#### Work instructions:
Retype the data exactly, from its first line to the line containing "const sigLevel = '*';", including both, and skip any picture.

#### Recorded information:
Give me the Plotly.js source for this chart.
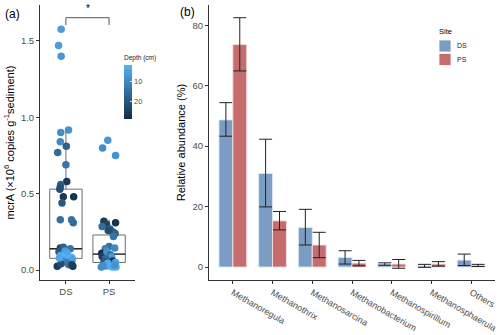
<!DOCTYPE html>
<html><head><meta charset="utf-8">
<script src="https://cdn.plot.ly/plotly-3.0.1.min.js"></script>
<style>html,body{margin:0;padding:0;background:#fff}#chart{width:500px;height:335px}</style>
</head><body><div id="chart"></div>
<script>
// Panel (a): mcrA copies per site, with sampling depth (cm)
const sites = ['DS', 'PS'];
const dsJitter = [-0.11,-0.17,-0.11,0.06,-0.12,-0.13,0.01,-0.19,0,0.02,-0.12,-0.13,-0.14,0.18,-0.06,-0.09,-0.13,0.13,0.17,-0.13,-0.06,0.10,-0.16,-0.02,0.03,-0.12,-0.05,0.05,0.13,0.15,-0.07,0.01,-0.2,-0.12,0.07,0.16,0.14,-0.15];
const dsValue  = [1.576,1.47,1.40,0.917,0.90,0.84,0.81,0.77,0.69,0.58,0.56,0.545,0.53,0.48,0.48,0.44,0.33,0.33,0.31,0.145,0.15,0.14,0.12,0.125,0.11,0.095,0.085,0.08,0.085,0.07,0.06,0.05,0.025,0.04,0.035,0.025,0.035,0.08];
const dsDepth  = [6,6,7,8,9,10,18,16,14,26,18,20,22,27,26,20,15,14,16,24,18,14,20,6,4,3,2,3,2,5,8,12,26,22,14,27,25,4];
const psJitter = [-0.15,-0.03,0.15,-0.12,-0.06,0.15,-0.16,0.02,0.09,0.14,0.10,-0.02,0,-0.09,0.13,-0.17,-0.16,-0.05,0.03,0.06,-0.08,-0.12,0.08,0.15,-0.18,-0.08,-0.01,0.07,0.16,0.12,-0.03,-0.14];
const psValue  = [0.80,0.85,0.75,0.32,0.30,0.31,0.285,0.27,0.25,0.24,0.22,0.26,0.155,0.14,0.145,0.11,0.09,0.12,0.10,0.085,0.075,0.055,0.06,0.05,0.02,0.025,0.03,0.02,0.02,0.035,0.045,0.03];
const psDepth  = [9,7,8,26,24,27,16,18,20,18,14,22,15,12,10,28,25,8,14,6,16,20,26,5,10,4,6,3,4,8,3,9];
// box statistics [DS, PS]
const boxQ1 = [0.077, 0.05];
const boxMedian = [0.14, 0.105];
const boxQ3 = [0.53, 0.23];
const boxLower = [0.02, 0.015];
const boxUpper = [0.917, 0.33];
const sigLevel = '*';

// Panel (b): relative abundance (%)
const genera = ['Methanoregula','Methanothrix','Methanosarcina','Methanobacterium','Methanospirillum','Methanosphaerula','Others'];
const groups = ['DS', 'PS'];
const dsMean = [48.7, 31.0, 13.1, 3.2, 1.0, 0.4, 2.3];
const dsHigh = [54.4, 42.3, 19.1, 5.4, 1.4, 0.9, 4.3];
const dsLow  = [43.3, 19.9, 7.3, 1.0, 0.6, -0.1, 0.5];
const psMean = [73.6, 15.3, 7.3, 1.3, 1.0, 1.0, 0.5];
const psHigh = [82.5, 18.4, 11.5, 2.2, 2.5, 1.8, 0.9];
const psLow  = [64.9, 12.3, 3.1, 0.4, -0.4, 0.3, 0.2];

const FONT = 'Liberation Sans, Arial, sans-serif';
const TICKC = '#4d4d4d';
const AXC = '#333333';
const groupColors = ['#7B9CC3', '#C56C6F'];

const traces = [];
// boxes
sites.forEach((s, i) => {
  traces.push({
    type: 'box', xaxis: 'x', yaxis: 'y', x: [i + 1],
    q1: [boxQ1[i]], median: [boxMedian[i]], q3: [boxQ3[i]],
    lowerfence: [boxLower[i]], upperfence: [boxUpper[i]],
    width: 0.75, whiskerwidth: 0, boxpoints: false,
    fillcolor: 'rgba(255,255,255,0)', line: {color: '#6e6e6e', width: 1},
    showlegend: false, hoverinfo: 'skip'
  });
  traces.push({
    type: 'scatter', mode: 'lines', xaxis: 'x', yaxis: 'y',
    x: [i + 1 - 0.375, i + 1 + 0.375], y: [boxMedian[i], boxMedian[i]],
    line: {color: '#2a2a2a', width: 1.3}, showlegend: false, hoverinfo: 'skip'
  });
});
const cmin = -29, cmax = -1.7;
const allX = dsJitter.map(j => 1 + j).concat(psJitter.map(j => 2 + j));
const allY = dsValue.concat(psValue);
const allC = dsDepth.concat(psDepth).map(d => -d);
traces.push({
  type: 'scatter', mode: 'markers', xaxis: 'x', yaxis: 'y',
  x: allX, y: allY, showlegend: false,
  marker: {
    size: 7.5, color: allC, cmin: cmin, cmax: cmax,
    colorscale: [[0, '#132B43'], [1, '#56B1F7']],
    line: {width: 0},
    colorbar: {
      x: 0.248, xanchor: 'left', y: 0.844, yanchor: 'top', len: 0.2, lenmode: 'fraction',
      thickness: 8, outlinewidth: 0,
      tickvals: [-10, -20], ticktext: ['10', '20'],
      ticks: 'inside', ticklen: 2, tickcolor: 'rgba(255,255,255,0.8)',
      tickfont: {size: 7.5, color: TICKC, family: FONT},
      title: {text: 'Depth (cm)', side: 'top', font: {size: 6.5, color: '#222', family: FONT}},
      xpad: 0, ypad: 0
    }
  }
});
// bars
const errArr = (hi, m) => hi.map((h, i) => h - m[i]);
const errMinus = (lo, m) => lo.map((l, i) => m[i] - l);
traces.push({
  type: 'bar', name: groups[0], xaxis: 'x2', yaxis: 'y2', x: genera, y: dsMean, showlegend: false,
  marker: {color: groupColors[0], line: {color: 'rgba(225,234,245,0.9)', width: 1}},
  error_y: {type: 'data', array: errArr(dsHigh, dsMean), arrayminus: errMinus(dsLow, dsMean), color: '#222', thickness: 1, width: 6.5}
});
traces.push({
  type: 'bar', name: groups[1], xaxis: 'x2', yaxis: 'y2', x: genera, y: psMean, showlegend: false,
  marker: {color: groupColors[1], line: {color: 'rgba(245,225,226,0.9)', width: 1}},
  error_y: {type: 'data', array: errArr(psHigh, psMean), arrayminus: errMinus(psLow, psMean), color: '#222', thickness: 1, width: 6.5}
});

// manual legend (paper coords)
const W = 500, H = 335;
const px = v => v / W, py = v => 1 - v / H;
const legendShapes = groups.map((g, i) => ({
  type: 'rect', xref: 'paper', yref: 'paper',
  x0: px(439), x1: px(451), y0: py(40 + i * 13.5), y1: py(52 + i * 13.5),
  fillcolor: groupColors[i], line: {color: 'rgba(255,255,255,0.8)', width: 1}
}));
const legendTexts = groups.map((g, i) => ({
  text: g, xref: 'paper', yref: 'paper', x: px(455), y: py(46 + i * 13.5),
  xanchor: 'left', yanchor: 'middle', showarrow: false, font: {size: 7, color: '#222'}
}));
legendTexts.push({text: 'Site', xref: 'paper', yref: 'paper', x: px(437), y: py(31.5),
  xanchor: 'left', yanchor: 'middle', showarrow: false, font: {size: 7.5, color: '#000'}});

const yDom = [0.164, 0.985];
const layout = {
  width: 500, height: 335,
  margin: {l: 0, r: 0, t: 0, b: 0},
  paper_bgcolor: '#fff', plot_bgcolor: '#fff',
  font: {family: FONT, color: '#000'},
  barmode: 'group', bargap: 0.3, bargroupgap: 0,
  showlegend: false,
  xaxis: {
    domain: [0.08, 0.27], range: [0.4, 2.6], tickvals: [1, 2], ticktext: sites,
    showline: true, linecolor: AXC, linewidth: 1, ticks: 'outside', ticklen: 3, tickcolor: AXC,
    showgrid: false, zeroline: false, tickfont: {size: 9.5, color: TICKC}, automargin: false
  },
  yaxis: {
    domain: yDom, range: [-0.065, 1.735], tickvals: [0, 0.5, 1, 1.5], ticktext: ['0.0', '0.5', '1.0', '1.5'],
    showline: true, linecolor: AXC, linewidth: 1, ticks: 'outside', ticklen: 3, tickcolor: AXC,
    showgrid: false, zeroline: false, tickfont: {size: 9.5, color: TICKC}, automargin: false,
    title: {text: 'mcrA (×10<sup>6</sup> copies g<sup>-1</sup>sediment)', font: {size: 11, color: '#000'}, standoff: 4}
  },
  xaxis2: {
    domain: [0.418, 0.99], range: [-0.6, 6.6], type: 'category',
    showline: true, linecolor: AXC, linewidth: 1, ticks: 'outside', ticklen: 3, tickcolor: AXC,
    showgrid: false, zeroline: false, tickangle: 30, tickfont: {size: 9, color: TICKC}, automargin: false
  },
  yaxis2: {
    domain: yDom, range: [-4.3, 86.7], tickvals: [0, 20, 40, 60, 80], anchor: 'x2',
    showline: true, linecolor: AXC, linewidth: 1, ticks: 'outside', ticklen: 3, tickcolor: AXC,
    showgrid: false, zeroline: false, tickfont: {size: 9.5, color: TICKC}, automargin: false,
    title: {text: 'Relative abundance (%)', font: {size: 11, color: '#000'}, standoff: 4}
  },
  shapes: [{
    type: 'path', xref: 'x', yref: 'y',
    path: 'M1,1.604 L1,1.652 L2,1.652 L2,1.604',
    line: {color: '#555', width: 1}
  }].concat(legendShapes),
  annotations: [
    {text: sigLevel, xref: 'x', yref: 'y', x: 1.5, y: 1.665, yanchor: 'bottom', showarrow: false, font: {size: 10, color: '#000'}},
    {text: '(a)', xref: 'paper', yref: 'paper', x: 0.006, y: 0.985, xanchor: 'left', yanchor: 'top', showarrow: false, font: {size: 12, color: '#000'}},
    {text: '(b)', xref: 'paper', yref: 'paper', x: 0.355, y: 0.99, xanchor: 'left', yanchor: 'top', showarrow: false, font: {size: 12, color: '#000'}}
  ].concat(legendTexts)
};
Plotly.newPlot('chart', traces, layout, {staticPlot: true, displayModeBar: false});
</script></body></html>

#### Written reply:
Give me the Plotly.js source for this chart.
<!DOCTYPE html>
<html><head><meta charset="utf-8">
<script src="https://cdn.plot.ly/plotly-3.0.1.min.js"></script>
<style>html,body{margin:0;padding:0;background:#fff}#chart{width:500px;height:335px}</style>
</head><body><div id="chart"></div>
<script>
// Panel (a): mcrA copies per site, with sampling depth (cm)
const sites = ['DS', 'PS'];
const dsJitter = [-0.11,-0.17,-0.11,0.06,-0.12,-0.13,0.01,-0.19,0,0.02,-0.12,-0.13,-0.14,0.18,-0.06,-0.09,-0.13,0.13,0.17,-0.13,-0.06,0.10,-0.16,-0.02,0.03,-0.12,-0.05,0.05,0.13,0.15,-0.07,0.01,-0.2,-0.12,0.07,0.16,0.14,-0.15];
const dsValue  = [1.576,1.47,1.40,0.917,0.90,0.84,0.81,0.77,0.69,0.58,0.56,0.545,0.53,0.48,0.48,0.44,0.33,0.33,0.31,0.145,0.15,0.14,0.12,0.125,0.11,0.095,0.085,0.08,0.085,0.07,0.06,0.05,0.025,0.04,0.035,0.025,0.035,0.08];
const dsDepth  = [6,6,7,8,9,10,18,16,14,26,18,20,22,27,26,20,15,14,16,24,18,14,20,6,4,3,2,3,2,5,8,12,26,22,14,27,25,4];
const psJitter = [-0.15,-0.03,0.15,-0.12,-0.06,0.15,-0.16,0.02,0.09,0.14,0.10,-0.02,0,-0.09,0.13,-0.17,-0.16,-0.05,0.03,0.06,-0.08,-0.12,0.08,0.15,-0.18,-0.08,-0.01,0.07,0.16,0.12,-0.03,-0.14];
const psValue  = [0.80,0.85,0.75,0.32,0.30,0.31,0.285,0.27,0.25,0.24,0.22,0.26,0.155,0.14,0.145,0.11,0.09,0.12,0.10,0.085,0.075,0.055,0.06,0.05,0.02,0.025,0.03,0.02,0.02,0.035,0.045,0.03];
const psDepth  = [9,7,8,26,24,27,16,18,20,18,14,22,15,12,10,28,25,8,14,6,16,20,26,5,10,4,6,3,4,8,3,9];
// box statistics [DS, PS]
const boxQ1 = [0.077, 0.05];
const boxMedian = [0.14, 0.105];
const boxQ3 = [0.53, 0.23];
const boxLower = [0.02, 0.015];
const boxUpper = [0.917, 0.33];
const sigLevel = '*';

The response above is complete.